--- begin INPUT ---

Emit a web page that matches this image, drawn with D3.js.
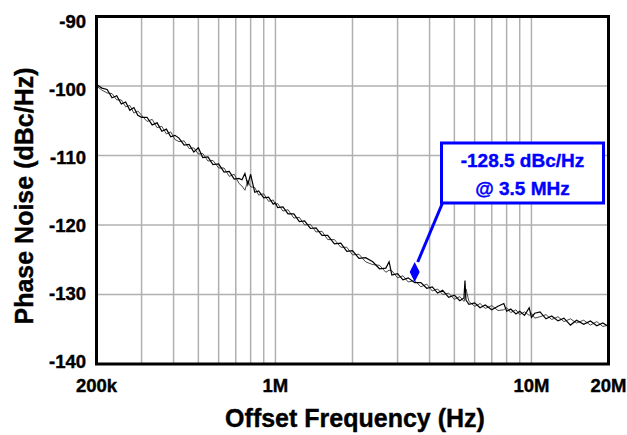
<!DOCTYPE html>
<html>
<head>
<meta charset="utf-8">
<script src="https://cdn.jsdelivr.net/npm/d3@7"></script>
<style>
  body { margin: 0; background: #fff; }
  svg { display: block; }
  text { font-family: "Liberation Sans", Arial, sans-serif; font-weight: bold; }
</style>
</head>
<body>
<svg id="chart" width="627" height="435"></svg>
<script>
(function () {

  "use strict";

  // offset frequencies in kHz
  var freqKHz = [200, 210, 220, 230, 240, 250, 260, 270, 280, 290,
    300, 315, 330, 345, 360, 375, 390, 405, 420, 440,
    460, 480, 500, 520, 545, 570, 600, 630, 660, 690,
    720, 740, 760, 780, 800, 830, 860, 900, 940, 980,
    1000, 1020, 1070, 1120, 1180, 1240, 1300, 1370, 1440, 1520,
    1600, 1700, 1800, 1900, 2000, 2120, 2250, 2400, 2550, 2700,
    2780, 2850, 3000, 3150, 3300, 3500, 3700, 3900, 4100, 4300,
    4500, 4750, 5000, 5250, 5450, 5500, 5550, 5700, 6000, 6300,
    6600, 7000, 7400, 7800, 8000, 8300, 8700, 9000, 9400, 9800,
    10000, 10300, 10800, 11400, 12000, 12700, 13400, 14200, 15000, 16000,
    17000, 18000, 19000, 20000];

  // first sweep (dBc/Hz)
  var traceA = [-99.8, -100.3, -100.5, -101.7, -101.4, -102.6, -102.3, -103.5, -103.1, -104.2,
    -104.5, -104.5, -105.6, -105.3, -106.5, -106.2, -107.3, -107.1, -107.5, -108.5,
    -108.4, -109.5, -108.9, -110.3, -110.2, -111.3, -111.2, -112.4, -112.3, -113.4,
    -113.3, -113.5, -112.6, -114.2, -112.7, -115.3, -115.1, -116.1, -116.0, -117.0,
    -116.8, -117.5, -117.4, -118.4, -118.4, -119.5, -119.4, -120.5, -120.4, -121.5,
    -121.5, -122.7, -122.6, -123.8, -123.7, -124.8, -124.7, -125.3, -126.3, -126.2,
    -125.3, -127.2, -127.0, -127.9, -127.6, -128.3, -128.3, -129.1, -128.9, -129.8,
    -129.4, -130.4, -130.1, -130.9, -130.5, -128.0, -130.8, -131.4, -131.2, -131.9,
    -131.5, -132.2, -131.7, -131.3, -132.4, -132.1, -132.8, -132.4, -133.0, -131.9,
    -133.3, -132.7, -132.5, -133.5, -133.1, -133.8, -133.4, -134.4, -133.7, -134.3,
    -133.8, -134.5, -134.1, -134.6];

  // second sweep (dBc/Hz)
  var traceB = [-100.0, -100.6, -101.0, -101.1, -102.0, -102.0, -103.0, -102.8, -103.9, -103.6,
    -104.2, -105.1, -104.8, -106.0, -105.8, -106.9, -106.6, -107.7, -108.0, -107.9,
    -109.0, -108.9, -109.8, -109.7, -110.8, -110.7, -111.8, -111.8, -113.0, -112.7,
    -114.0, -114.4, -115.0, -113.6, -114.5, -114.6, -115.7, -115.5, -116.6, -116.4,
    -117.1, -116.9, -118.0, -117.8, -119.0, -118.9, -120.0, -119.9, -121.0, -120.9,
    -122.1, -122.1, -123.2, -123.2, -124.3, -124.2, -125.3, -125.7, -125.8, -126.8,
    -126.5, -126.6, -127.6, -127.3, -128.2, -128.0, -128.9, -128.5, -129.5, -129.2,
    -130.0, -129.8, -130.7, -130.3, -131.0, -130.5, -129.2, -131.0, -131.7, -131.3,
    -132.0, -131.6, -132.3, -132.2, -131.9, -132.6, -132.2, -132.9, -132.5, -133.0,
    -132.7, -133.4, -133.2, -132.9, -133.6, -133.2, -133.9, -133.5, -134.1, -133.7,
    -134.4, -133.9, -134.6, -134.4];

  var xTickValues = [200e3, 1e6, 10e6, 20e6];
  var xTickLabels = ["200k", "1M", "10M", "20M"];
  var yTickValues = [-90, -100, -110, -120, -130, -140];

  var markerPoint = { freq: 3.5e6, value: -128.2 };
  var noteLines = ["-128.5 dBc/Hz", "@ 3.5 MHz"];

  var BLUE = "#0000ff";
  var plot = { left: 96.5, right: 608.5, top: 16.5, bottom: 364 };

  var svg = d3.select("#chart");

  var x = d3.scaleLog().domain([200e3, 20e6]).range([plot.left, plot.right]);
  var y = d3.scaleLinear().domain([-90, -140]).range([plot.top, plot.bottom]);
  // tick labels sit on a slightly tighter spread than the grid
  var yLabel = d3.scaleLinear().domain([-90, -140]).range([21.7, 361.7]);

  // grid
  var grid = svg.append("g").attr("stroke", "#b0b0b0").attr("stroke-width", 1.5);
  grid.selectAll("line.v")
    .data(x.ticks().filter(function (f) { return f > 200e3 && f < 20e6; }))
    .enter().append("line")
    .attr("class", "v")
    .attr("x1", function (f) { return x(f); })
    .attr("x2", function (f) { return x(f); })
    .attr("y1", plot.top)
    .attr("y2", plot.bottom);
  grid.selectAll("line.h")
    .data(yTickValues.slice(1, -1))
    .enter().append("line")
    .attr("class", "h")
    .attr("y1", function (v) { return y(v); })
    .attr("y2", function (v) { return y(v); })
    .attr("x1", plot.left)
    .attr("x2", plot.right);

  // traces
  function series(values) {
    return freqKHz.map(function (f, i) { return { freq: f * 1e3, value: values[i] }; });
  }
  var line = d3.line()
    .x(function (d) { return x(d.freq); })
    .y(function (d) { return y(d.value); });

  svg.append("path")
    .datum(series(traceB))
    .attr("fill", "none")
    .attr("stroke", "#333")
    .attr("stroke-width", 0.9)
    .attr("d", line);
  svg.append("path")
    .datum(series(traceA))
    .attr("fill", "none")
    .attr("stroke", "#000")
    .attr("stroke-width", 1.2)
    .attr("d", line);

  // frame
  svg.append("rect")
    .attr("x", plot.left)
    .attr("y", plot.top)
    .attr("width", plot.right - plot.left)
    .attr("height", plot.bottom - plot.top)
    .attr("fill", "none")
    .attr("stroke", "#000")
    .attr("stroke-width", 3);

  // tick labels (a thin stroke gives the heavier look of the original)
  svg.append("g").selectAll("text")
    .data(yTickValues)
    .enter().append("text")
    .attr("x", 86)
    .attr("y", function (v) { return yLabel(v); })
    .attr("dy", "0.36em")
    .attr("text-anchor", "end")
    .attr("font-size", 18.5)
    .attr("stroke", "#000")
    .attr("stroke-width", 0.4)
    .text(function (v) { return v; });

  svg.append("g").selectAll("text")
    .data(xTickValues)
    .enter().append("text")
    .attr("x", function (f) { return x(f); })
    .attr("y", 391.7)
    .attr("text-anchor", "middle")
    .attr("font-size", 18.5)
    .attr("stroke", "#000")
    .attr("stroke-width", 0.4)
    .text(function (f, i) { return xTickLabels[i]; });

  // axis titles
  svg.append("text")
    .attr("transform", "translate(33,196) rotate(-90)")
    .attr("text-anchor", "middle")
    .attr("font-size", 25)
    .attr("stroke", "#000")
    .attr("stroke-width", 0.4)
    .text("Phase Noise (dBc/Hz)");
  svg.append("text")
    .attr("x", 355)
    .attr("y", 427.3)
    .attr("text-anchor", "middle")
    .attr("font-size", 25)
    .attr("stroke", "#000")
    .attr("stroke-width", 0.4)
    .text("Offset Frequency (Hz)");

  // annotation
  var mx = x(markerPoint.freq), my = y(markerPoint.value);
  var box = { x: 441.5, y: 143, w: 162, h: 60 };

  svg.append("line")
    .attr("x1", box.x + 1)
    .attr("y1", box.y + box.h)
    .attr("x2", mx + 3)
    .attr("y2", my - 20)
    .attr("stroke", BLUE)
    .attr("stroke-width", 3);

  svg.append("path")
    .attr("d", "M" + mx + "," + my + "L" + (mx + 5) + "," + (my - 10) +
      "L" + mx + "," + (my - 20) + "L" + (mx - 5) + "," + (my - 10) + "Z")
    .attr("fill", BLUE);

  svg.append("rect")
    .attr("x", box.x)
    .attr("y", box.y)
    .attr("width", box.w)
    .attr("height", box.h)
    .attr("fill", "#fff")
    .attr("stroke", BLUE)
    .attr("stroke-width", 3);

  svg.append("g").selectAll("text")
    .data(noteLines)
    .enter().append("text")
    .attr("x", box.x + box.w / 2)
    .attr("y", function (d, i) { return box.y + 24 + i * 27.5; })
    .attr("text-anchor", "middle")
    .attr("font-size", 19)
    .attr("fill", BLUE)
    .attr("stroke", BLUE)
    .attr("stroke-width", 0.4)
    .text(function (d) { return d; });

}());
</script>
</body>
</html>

--- end INPUT ---
--- begin INPUT ---

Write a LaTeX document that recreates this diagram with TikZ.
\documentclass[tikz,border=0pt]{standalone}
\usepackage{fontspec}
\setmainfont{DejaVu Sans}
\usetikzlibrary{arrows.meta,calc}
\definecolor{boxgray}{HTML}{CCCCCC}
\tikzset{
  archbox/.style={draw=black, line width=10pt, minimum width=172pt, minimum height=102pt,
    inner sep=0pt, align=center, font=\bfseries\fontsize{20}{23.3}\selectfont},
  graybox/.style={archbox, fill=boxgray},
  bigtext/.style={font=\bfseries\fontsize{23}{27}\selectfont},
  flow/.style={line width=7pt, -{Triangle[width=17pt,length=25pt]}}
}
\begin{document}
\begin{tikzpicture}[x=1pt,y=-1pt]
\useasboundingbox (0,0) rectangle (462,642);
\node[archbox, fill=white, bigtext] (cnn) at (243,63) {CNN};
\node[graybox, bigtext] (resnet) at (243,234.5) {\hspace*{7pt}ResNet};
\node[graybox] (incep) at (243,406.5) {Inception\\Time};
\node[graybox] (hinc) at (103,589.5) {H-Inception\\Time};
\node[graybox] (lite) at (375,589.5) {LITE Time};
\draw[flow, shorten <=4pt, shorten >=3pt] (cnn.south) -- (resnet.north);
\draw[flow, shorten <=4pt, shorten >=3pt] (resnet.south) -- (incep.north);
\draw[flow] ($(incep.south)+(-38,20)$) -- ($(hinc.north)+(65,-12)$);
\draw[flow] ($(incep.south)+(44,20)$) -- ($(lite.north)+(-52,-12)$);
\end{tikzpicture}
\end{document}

--- end INPUT ---

Except for the pictures, write out exactly the lines from the line that contains "Emit a web page" through the line that contains "17000, 18000, 19000, 20000];", including both.

Emit a web page that matches this image, drawn with D3.js.
<!DOCTYPE html>
<html>
<head>
<meta charset="utf-8">
<script src="https://cdn.jsdelivr.net/npm/d3@7"></script>
<style>
  body { margin: 0; background: #fff; }
  svg { display: block; }
  text { font-family: "Liberation Sans", Arial, sans-serif; font-weight: bold; }
</style>
</head>
<body>
<svg id="chart" width="627" height="435"></svg>
<script>
(function () {

  "use strict";

  // offset frequencies in kHz
  var freqKHz = [200, 210, 220, 230, 240, 250, 260, 270, 280, 290,
    300, 315, 330, 345, 360, 375, 390, 405, 420, 440,
    460, 480, 500, 520, 545, 570, 600, 630, 660, 690,
    720, 740, 760, 780, 800, 830, 860, 900, 940, 980,
    1000, 1020, 1070, 1120, 1180, 1240, 1300, 1370, 1440, 1520,
    1600, 1700, 1800, 1900, 2000, 2120, 2250, 2400, 2550, 2700,
    2780, 2850, 3000, 3150, 3300, 3500, 3700, 3900, 4100, 4300,
    4500, 4750, 5000, 5250, 5450, 5500, 5550, 5700, 6000, 6300,
    6600, 7000, 7400, 7800, 8000, 8300, 8700, 9000, 9400, 9800,
    10000, 10300, 10800, 11400, 12000, 12700, 13400, 14200, 15000, 16000,
    17000, 18000, 19000, 20000];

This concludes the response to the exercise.